I just attended the IEEE conference on e-Science in Indianapolis, and gave this talk on harnessing distributed systems with high level abstractions.
Another highlight of the conference was Rich Wolski's talk on Eucalyptus, an open source toolkit for cloud computing. Like Nimbus, it is API compatible with Amazon's EC2. That is, if your code works with Amazon, you can install Nimbus or Eucalyptus on your on cluster and run your own cloud.
Rich also spoke on the distinction between clouds and grids, which to many are the same idea. However, he pointed out a very important distinction:
- Clouds provide a resource allocation service. You ask for a certain number of machines, you get them for a certain amount of time, and you can choose to use them however you like. This gives you guaranteed service, which is great if you are running a web server, but can lead to underutilization if your goal is to run a large number of simulations.

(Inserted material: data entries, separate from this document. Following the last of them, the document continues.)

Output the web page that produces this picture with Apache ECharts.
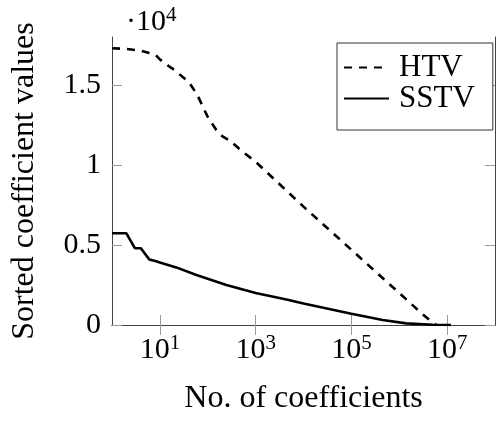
<!DOCTYPE html>
<html>
<head>
<meta charset="utf-8">
<script src="https://cdn.jsdelivr.net/npm/echarts@6/dist/echarts.min.js"></script>
<style>html,body{margin:0;padding:0;background:#fff}#c{width:497px;height:423px}</style>
</head>
<body>
<div id="c"></div>
<script>
// Data (values in raw units; axis shows ×10^4)
const htvX = [1, 2, 4, 6, 8, 10, 15, 20, 30, 40, 60, 100, 150, 200, 300, 500, 1000, 1e4, 1e5, 1e6, 3e6, 5e6, 6e6];
const htvY = [17300, 17250, 17150, 17000, 16900, 16600, 16200, 15950, 15500, 15200, 14400, 13000, 12200, 11800, 11500, 10900, 10200, 7400, 4700, 2000, 700, 150, 0];
const sstvX = [1, 2, 3, 4, 6, 8, 10, 22, 58, 245, 1000, 4400, 1e4, 1e5, 4.5e5, 1.4e6, 5e6, 1.2e7];
const sstvY = [5730, 5730, 4800, 4800, 4100, 4000, 3900, 3600, 3125, 2500, 2000, 1600, 1350, 700, 310, 100, 20, 0];
const xTickValues = [10, 1e3, 1e5, 1e7];
const yTickValues = [0, 5000, 10000, 15000];
const seriesNames = ['HTV', 'SSTV'];

const FONT = 'Liberation Serif';
const zip = (xs, ys) => xs.map((x, i) => [x, ys[i]]);

const chart = echarts.init(document.getElementById('c'), null, {renderer: 'canvas'});
const frame = {show: true, lineStyle: {color: '#444', width: 1}};
const tickStyle = {color: '#999', width: 1};
const supRich = {
  b: {fontFamily: FONT, fontSize: 30, color: '#000', lineHeight: 34},
  s: {fontFamily: FONT, fontSize: 21, color: '#000', verticalAlign: 'top', lineHeight: 22}
};
const xBase = {
  type: 'log', logBase: 10, min: 1, max: 1e8,
  axisLine: frame,
  splitLine: {show: false},
  minorTick: {show: false},
  minorSplitLine: {show: false}
};
const yBase = {
  type: 'value', min: 0, max: 18000, interval: 5000,
  axisLine: frame,
  splitLine: {show: false}
};
chart.setOption({
  animation: false,
  title: {
    text: '{d|·}{b|10}{s|4}',
    left: 121, top: 0,
    textStyle: {fontWeight: 'normal', rich: {
      d: {fontFamily: FONT, fontSize: 30, fontWeight: 'normal', color: '#000', lineHeight: 34},
      b: {fontFamily: FONT, fontSize: 30, fontWeight: 'normal', color: '#000', lineHeight: 34},
      s: {fontFamily: FONT, fontSize: 21, fontWeight: 'normal', color: '#000', verticalAlign: 'top', lineHeight: 22}
    }}
  },
  grid: {left: 112, right: 2, top: 37, bottom: 98, containLabel: false},
  legend: {
    orient: 'vertical',
    left: 337, top: 43,
    data: seriesNames,
    itemWidth: 45, itemHeight: 30, itemGap: 0,
    padding: [9, 18, 16, 6],
    borderColor: '#333', borderWidth: 1, borderRadius: 0,
    backgroundColor: '#fff',
    itemStyle: {opacity: 0},
    textStyle: {fontFamily: FONT, fontSize: 31, color: '#000', padding: [0, 0, 0, 5]}
  },
  xAxis: [
    Object.assign({}, xBase, {
      position: 'bottom',
      name: 'No. of coefficients', nameLocation: 'middle', nameGap: 58,
      nameTextStyle: {fontFamily: FONT, fontSize: 32, color: '#000'},
      axisTick: {show: true, inside: true, length: 10, lineStyle: tickStyle, customValues: xTickValues},
      axisLabel: {
        margin: 8,
        customValues: xTickValues,
        formatter: v => '{b|10}{s|' + Math.round(Math.log10(v)) + '}',
        rich: supRich
      }
    }),
    Object.assign({}, xBase, {
      position: 'top',
      axisTick: {show: true, inside: true, length: 10, lineStyle: tickStyle, customValues: xTickValues},
      axisLabel: {show: false}
    })
  ],
  yAxis: [
    Object.assign({}, yBase, {
      position: 'left',
      name: 'Sorted coefficient values', nameLocation: 'middle', nameGap: 71,
      nameTextStyle: {fontFamily: FONT, fontSize: 32, color: '#000'},
      axisTick: {show: true, inside: true, length: 10, lineStyle: tickStyle, customValues: yTickValues},
      axisLabel: {
        margin: 11,
        customValues: yTickValues,
        fontFamily: FONT, fontSize: 30, color: '#000',
        formatter: v => String(v / 10000)
      }
    }),
    Object.assign({}, yBase, {
      position: 'right',
      axisTick: {show: true, inside: true, length: 10, lineStyle: tickStyle, customValues: yTickValues},
      axisLabel: {show: false}
    })
  ],
  series: [
    {
      name: seriesNames[0], type: 'line', xAxisIndex: 0, yAxisIndex: 0,
      data: zip(htvX, htvY), symbol: 'none', showSymbol: false,
      lineStyle: {color: '#000', width: 2.6, type: [8, 7]},
      itemStyle: {color: '#000'}
    },
    {
      name: seriesNames[1], type: 'line', xAxisIndex: 0, yAxisIndex: 0,
      data: zip(sstvX, sstvY), symbol: 'none', showSymbol: false,
      lineStyle: {color: '#000', width: 2.6, type: 'solid'},
      itemStyle: {color: '#000'}
    }
  ]
});
</script>
</body>
</html>
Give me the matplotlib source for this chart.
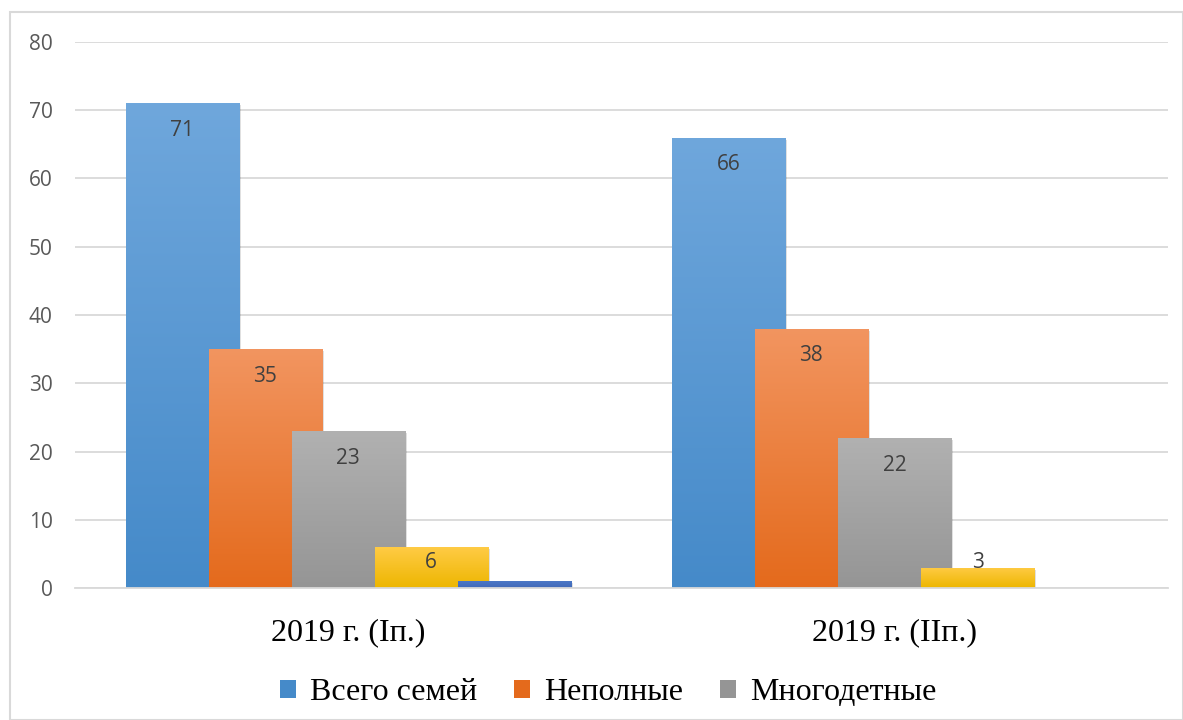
import numpy as np
import matplotlib.pyplot as plt
from matplotlib.patches import Rectangle
from matplotlib.colors import LinearSegmentedColormap

categories = ['2019 г. (Iп.)', '2019 г. (IIп.)']
series_names = ['Всего семей', 'Неполные', 'Многодетные', '', '']
values = [
    [71, 66],   # Всего семей
    [35, 38],   # Неполные
    [23, 22],   # Многодетные
    [6, 3],     # без подписи (жёлтый)
    [1, 0],     # без подписи (синий)
]
show_labels = [True, True, True, True, False]

# цвета градиента: верх, низ
grad = [
    ('#6FA7DC', '#458AC9'),
    ('#F29560', '#E46A1C'),
    ('#B1B1B1', '#959595'),
    ('#FFCB45', '#EDB600'),
    ('#4A76C6', '#4169B8'),
]

fig = plt.figure(figsize=(11.83, 7.2), dpi=100)
ax = fig.add_axes([0.0634, 0.1833, 0.9236, 0.7584])

# рамка вокруг диаграммы
fig.patches.append(Rectangle((10 / 1183, 0), 1 - 10 / 1183, 1 - 12 / 720,
                             transform=fig.transFigure, fill=False,
                             edgecolor='#D9D9D9', linewidth=1.5))

x = np.arange(len(categories))
step = 0.152
width = 0.207
n = len(values)

ax.set_xlim(-0.5, 1.5)
ax.set_ylim(0, 80)

for i in range(n):
    cmap = LinearSegmentedColormap.from_list('g%d' % i, [grad[i][1], grad[i][0]])
    for j, xc in enumerate(x):
        v = values[i][j]
        if v <= 0:
            continue
        left = xc + (i - (n - 1) / 2) * step - width / 2
        # тень
        ax.add_patch(Rectangle((left + 0.004, -0.3), width, v, facecolor='#000000',
                               alpha=0.12, edgecolor='none', zorder=2 + i * 0.1))
        r = Rectangle((left, 0), width, v, facecolor='none', edgecolor='none',
                      zorder=2 + i * 0.1 + 0.05)
        ax.add_patch(r)
        g = np.linspace(0, 1, 256).reshape(-1, 1)
        im = ax.imshow(g, cmap=cmap, origin='lower', aspect='auto',
                       extent=(left, left + width, 0, v), zorder=2 + i * 0.1 + 0.05)
        im.set_clip_path(r)
        if show_labels[i]:
            ly = v - 4 if v > 8 else max(v - 2.2, 3.7)
            ax.text(left + width / 2, ly, str(v), ha='center', va='center',
                    fontsize=15, color='#404040', family='Open Sans', zorder=10)

ax.set_xlim(-0.5, 1.5)
ax.set_ylim(0, 80)
ax.set_yticks(np.arange(0, 81, 10))
ax.set_xticks(x)
ax.set_xticklabels(categories, family='Liberation Serif', fontsize=23, color='#000000')
ax.tick_params(axis='x', length=0, pad=22)
ax.tick_params(axis='y', length=0, pad=16, labelsize=15, labelcolor='#595959')
for lab in ax.get_yticklabels():
    lab.set_fontname('Open Sans')
ax.grid(axis='y', color='#D9D9D9', linewidth=1.3, zorder=0)
ax.set_axisbelow(True)
for s in ['top', 'right', 'left']:
    ax.spines[s].set_visible(False)
ax.spines['bottom'].set_color('#D9D9D9')
ax.spines['bottom'].set_linewidth(1.3)

handles = [Rectangle((0, 0), 1, 1, facecolor=grad[i][1], edgecolor='none') for i in range(3)]
fig.legend(handles, series_names[:3], loc='center', bbox_to_anchor=(0.514, 0.038),
           ncol=3, frameon=False, prop={'family': 'Liberation Serif', 'size': 23},
           handlelength=0.5, handleheight=0.5, handletextpad=0.45, columnspacing=1.15)

fig.savefig('out.png', dpi=100)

- Grids provide a task execution service. You submit work to be executed, and the system decides where and when to execute the tasks, perhaps preempting or migrating them along the way. You have no guarantees of service, but the system will get very high utilization, making it good for high throughput computing.
As such, you can combine the two ideas together. For example, Cycle Computing provides a value added web service that employs both Amazon and Condor. You request a certain number of CPUs to execute a certain number of tasks. Cycle allocates the CPUs using Amazon, installs Condor on the nodes, and then runs the jobs. The result is a grid running on a cloud.